Increased IRS scrutiny of high-net worth individuals on their worldwide assets


Several initiatives announced during 2020 highlight the IRS’s efforts to track and enforce US tax and reporting obligations of high-net worth individuals on their worldwide assets. In early 2020 the IRS announced an audit campaign focusing on returns filed by high-net worth taxpayers holding foreign assets such as: foreign bank accounts; offshore retirement accounts; foreign trusts; business interests in entities holding foreign accounts; and overseas inheritances. These audits will be conducted with a global, holistic approach attempting to take into account the complete financial picture of the high-net worth individual, looking not only at the individual taxpayer but also at any entities he or she may have an interest in worldwide.

Following this more general high-net worth audit campaign, the IRS has also announced two initiatives that more closely focus on non-resident aliens’ (“NRAs”) US real property ownership.
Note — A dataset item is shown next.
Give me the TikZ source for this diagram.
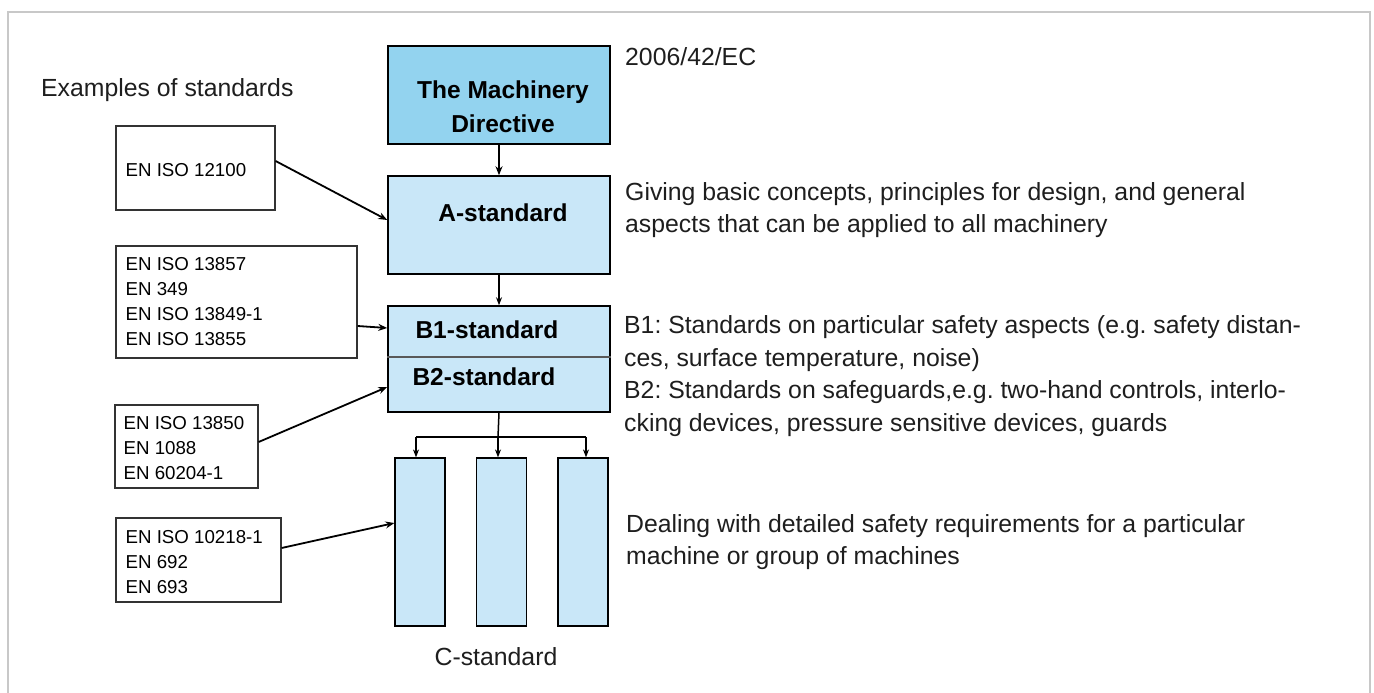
\documentclass[tikz,border=0pt]{standalone}
\usepackage{fontspec}
\setmainfont{Liberation Sans}
\usetikzlibrary{arrows.meta,calc}
\frenchspacing
\definecolor{mdblue}{HTML}{93D3EF}
\definecolor{lblue}{HTML}{C9E7F8}
\definecolor{framegray}{HTML}{C8C8C8}
\definecolor{txt}{HTML}{1E1E1E}
\tikzset{
  mainbox/.style={draw=black, line width=1.5pt, fill=lblue, inner sep=0pt},
  exbox/.style={draw=black!80, line width=1.2pt, fill=white, inner sep=0pt},
  extext/.style={anchor=west, align=left, inner sep=0pt, font=\fontsize{18.7}{25}\selectfont},
  boldlbl/.style={font=\fontsize{24.5}{34}\selectfont\bfseries, align=center, inner sep=0pt},
  desc/.style={font=\fontsize{24.8}{32.7}\selectfont, text=txt, align=left, inner sep=0pt},
  arr/.style={-{Stealth[length=9pt,width=7pt]}, line width=1.8pt},
  thinarr/.style={-{Stealth[length=8pt,width=6pt]}, line width=1.2pt}
}
\begin{document}
\begin{tikzpicture}[x=1pt,y=-1pt]
\useasboundingbox (0,0) rectangle (1374,693);
% outer frame
\draw[framegray, line width=2pt] (8,693) -- (8,12.5) -- (1370,12.5) -- (1370,693);

% main column
\node[mainbox, fill=mdblue, minimum width=222pt, minimum height=98pt] (md) at (499,95) {};
\node[boldlbl] (mdl) at (503,107) {The Machinery\\Directive};
\node[mainbox, minimum width=222pt, minimum height=98pt] (a) at (499,225) {};
\node[boldlbl] (al) at (503,213) {A-standard};
\node[mainbox, minimum width=222pt, minimum height=106pt] (b) at (499,359) {};
\draw[black!65, line width=1.5pt] (b.west |- 0,357) coordinate (bdl) -- (b.east |- 0,357) coordinate (bdr);
\node[boldlbl] (b1l) at (487,330) {B1-standard};
\node[boldlbl] (b2l) at (484,377) {B2-standard};

% C columns
\node[mainbox, line width=1.2pt, minimum width=50pt, minimum height=168pt] (c1) at (420,542) {};
\node[mainbox, line width=1.2pt, minimum width=50pt, minimum height=168pt] (c2) at (501.5,542) {};
\node[mainbox, line width=1.2pt, minimum width=50pt, minimum height=168pt] (c3) at (583,542) {};
\node[desc, anchor=center] (cl) at (496,657) {C-standard};

% vertical connectors
\draw[arr, line width=2.2pt] (md.south) -- (a.north);
\draw[thinarr] (a.south) -- (b.north);
\coordinate (split) at (498,437);
\draw[line width=1.5pt] (b.south) -- (split);
\draw[line width=1.5pt] (416,437) coordinate (sl) -- (586,437) coordinate (sr);
\draw[thinarr, line width=1.5pt] (split) -- (split |- c2.north);
\draw[thinarr, line width=1.5pt] (sl) -- (sl |- c1.north);
\draw[thinarr, line width=1.5pt] (sr) -- (sr |- c3.north);

% examples
\node[desc, anchor=west] (exh) at (41,90) {Examples of standards};
\node[exbox, minimum width=159pt, minimum height=84pt] (e1) at (195.5,168) {};
\node[extext] (e1t) at ([xshift=10pt,yshift=-2pt]e1.west) {EN ISO 12100};
\node[exbox, minimum width=241pt, minimum height=112pt] (e2) at (236.5,302) {};
\node[extext] (e2t) at ([xshift=10pt]e2.west) {EN ISO 13857\\EN 349\\EN ISO 13849-1\\EN ISO 13855};
\node[exbox, minimum width=143pt, minimum height=83pt] (e3) at (186.5,446.5) {};
\node[extext] (e3t) at ([xshift=9pt,yshift=-2pt]e3.west) {EN ISO 13850\\EN 1088\\EN 60204-1};
\node[exbox, minimum width=165pt, minimum height=84pt] (e4) at (198.5,560) {};
\node[extext] (e4t) at ([xshift=10pt,yshift=-2.5pt]e4.west) {EN ISO 10218-1\\EN 692\\EN 693};

\draw[arr] ([yshift=7pt]e1.east) -- ([yshift=5pt]a.west);
\draw[arr] ([yshift=-24pt]e2.east) -- ([yshift=31pt]b.west);
\draw[arr] ([yshift=4.5pt]e3.east) -- ([yshift=-28pt]b.west);
\draw[arr] ([yshift=12pt]e4.east) -- ([yshift=19pt]c1.west);

% descriptions
\node[desc, anchor=west] (dmd) at (625,57) {2006/42/EC};
\node[desc, anchor=west] (da) at (625,210) {Giving basic concepts, principles for design, and general\\aspects that can be applied to all machinery};
\node[desc, anchor=west] (db) at (624,376) {B1: Standards on particular safety aspects (e.g. safety distan-\\ces, surface temperature, noise)\\B2: Standards on safeguards,e.g. two-hand controls, interlo-\\cking devices, pressure sensitive devices, guards};
\node[desc, anchor=west] (dc) at (626,542) {Dealing with detailed safety requirements for a particular\\machine or group of machines};
\end{tikzpicture}
\end{document}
On October 5, 2020 the IRS announced that it will be rolling out a new compliance campaign titled “Non-resident Alien Rental Income from US Property”. The new campaign will focus on NRAs who receive rental income from US real property and will address noncompliance through examinations, education, and outreach. Typically for NRAs rental income from US real property triggers annual US federal (and most likely state level) income tax and reporting implications. In addition to the NRA rental income campaign the IRS announced on September 14, 2020 a new initiative that will target NRAs’ reporting compliance under the Foreign Investment in Real Property Tax Act (“FIRPTA”). Generally, under FIRPTA if an NRA is selling US real property the buyer must act as a withholding agent and is required to withhold 15% of the amount realized on the sale, file the required forms and remit the tax to the IRS. Given these two initiatives that are focused on NRAs and their ownership of US real property, NRAs should ensure they are tax-compliant when engaging in any transactions involving US real property – taking note that many of the tax efficient planning strategies must be undertaken prior to the transaction.

A clear trend that can be derived from these three IRS initiatives is that the IRS is funding and supporting internal programs by which it can more closely detect and examine high-net worth individuals and take into account their worldwide assets. As the consequences of not properly reporting and paying tax may be severe any US individual with a foreign connection or NRA with a potential US connection should consult with a US tax specialist, ideally before engaging in any transaction involving US persons or US property.